* STATED EXERCISE *
In the listing below, find every line containing "code" and copy it out.

* DATASET CONTENT *
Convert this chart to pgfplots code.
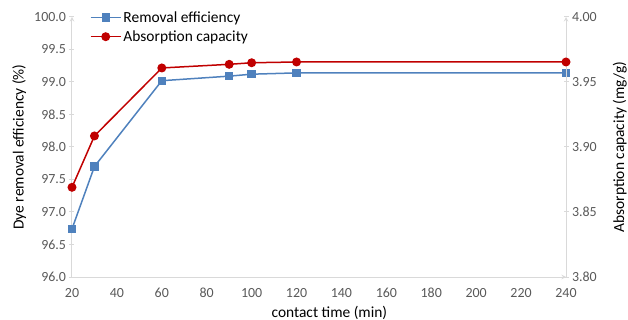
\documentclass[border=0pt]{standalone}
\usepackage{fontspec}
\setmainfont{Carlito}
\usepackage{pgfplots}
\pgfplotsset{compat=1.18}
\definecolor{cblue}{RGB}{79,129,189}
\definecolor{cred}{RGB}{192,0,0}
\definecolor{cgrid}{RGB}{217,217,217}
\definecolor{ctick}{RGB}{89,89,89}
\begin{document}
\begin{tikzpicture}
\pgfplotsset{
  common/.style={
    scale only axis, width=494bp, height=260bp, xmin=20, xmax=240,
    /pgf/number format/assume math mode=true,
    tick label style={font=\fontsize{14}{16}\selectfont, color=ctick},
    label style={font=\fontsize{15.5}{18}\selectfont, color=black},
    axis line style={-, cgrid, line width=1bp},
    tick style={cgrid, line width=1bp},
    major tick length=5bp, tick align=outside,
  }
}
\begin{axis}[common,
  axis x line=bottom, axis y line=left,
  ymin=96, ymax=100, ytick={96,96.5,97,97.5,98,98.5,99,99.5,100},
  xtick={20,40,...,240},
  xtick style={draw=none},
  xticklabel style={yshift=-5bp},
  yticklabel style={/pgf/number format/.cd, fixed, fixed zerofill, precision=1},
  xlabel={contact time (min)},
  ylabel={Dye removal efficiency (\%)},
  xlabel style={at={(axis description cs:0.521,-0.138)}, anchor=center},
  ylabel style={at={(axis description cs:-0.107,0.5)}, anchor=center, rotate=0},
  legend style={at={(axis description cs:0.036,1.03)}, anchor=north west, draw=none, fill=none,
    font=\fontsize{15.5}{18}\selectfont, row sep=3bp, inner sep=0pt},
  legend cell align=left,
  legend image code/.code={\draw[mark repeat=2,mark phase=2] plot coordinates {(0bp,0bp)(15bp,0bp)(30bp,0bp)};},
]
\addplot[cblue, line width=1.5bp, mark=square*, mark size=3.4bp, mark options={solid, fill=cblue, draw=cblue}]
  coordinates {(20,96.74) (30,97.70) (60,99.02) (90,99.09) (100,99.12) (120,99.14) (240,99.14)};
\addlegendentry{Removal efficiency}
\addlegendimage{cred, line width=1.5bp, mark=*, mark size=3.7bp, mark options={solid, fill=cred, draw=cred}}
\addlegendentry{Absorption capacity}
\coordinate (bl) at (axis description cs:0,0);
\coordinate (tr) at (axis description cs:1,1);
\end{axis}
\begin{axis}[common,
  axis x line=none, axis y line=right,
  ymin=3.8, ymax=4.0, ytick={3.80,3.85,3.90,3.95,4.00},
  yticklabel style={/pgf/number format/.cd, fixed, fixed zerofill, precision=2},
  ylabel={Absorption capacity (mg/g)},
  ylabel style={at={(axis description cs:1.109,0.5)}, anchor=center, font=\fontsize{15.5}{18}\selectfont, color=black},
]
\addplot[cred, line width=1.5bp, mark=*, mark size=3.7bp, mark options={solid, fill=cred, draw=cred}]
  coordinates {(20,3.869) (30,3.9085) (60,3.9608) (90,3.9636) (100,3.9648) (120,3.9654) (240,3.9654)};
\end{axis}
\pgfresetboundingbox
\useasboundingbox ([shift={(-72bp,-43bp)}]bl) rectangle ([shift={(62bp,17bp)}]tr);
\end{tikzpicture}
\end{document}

* EXERCISE OUTPUT *
Convert this chart to pgfplots code.
  legend image code/.code={\draw[mark repeat=2,mark phase=2] plot coordinates {(0bp,0bp)(15bp,0bp)(30bp,0bp)};},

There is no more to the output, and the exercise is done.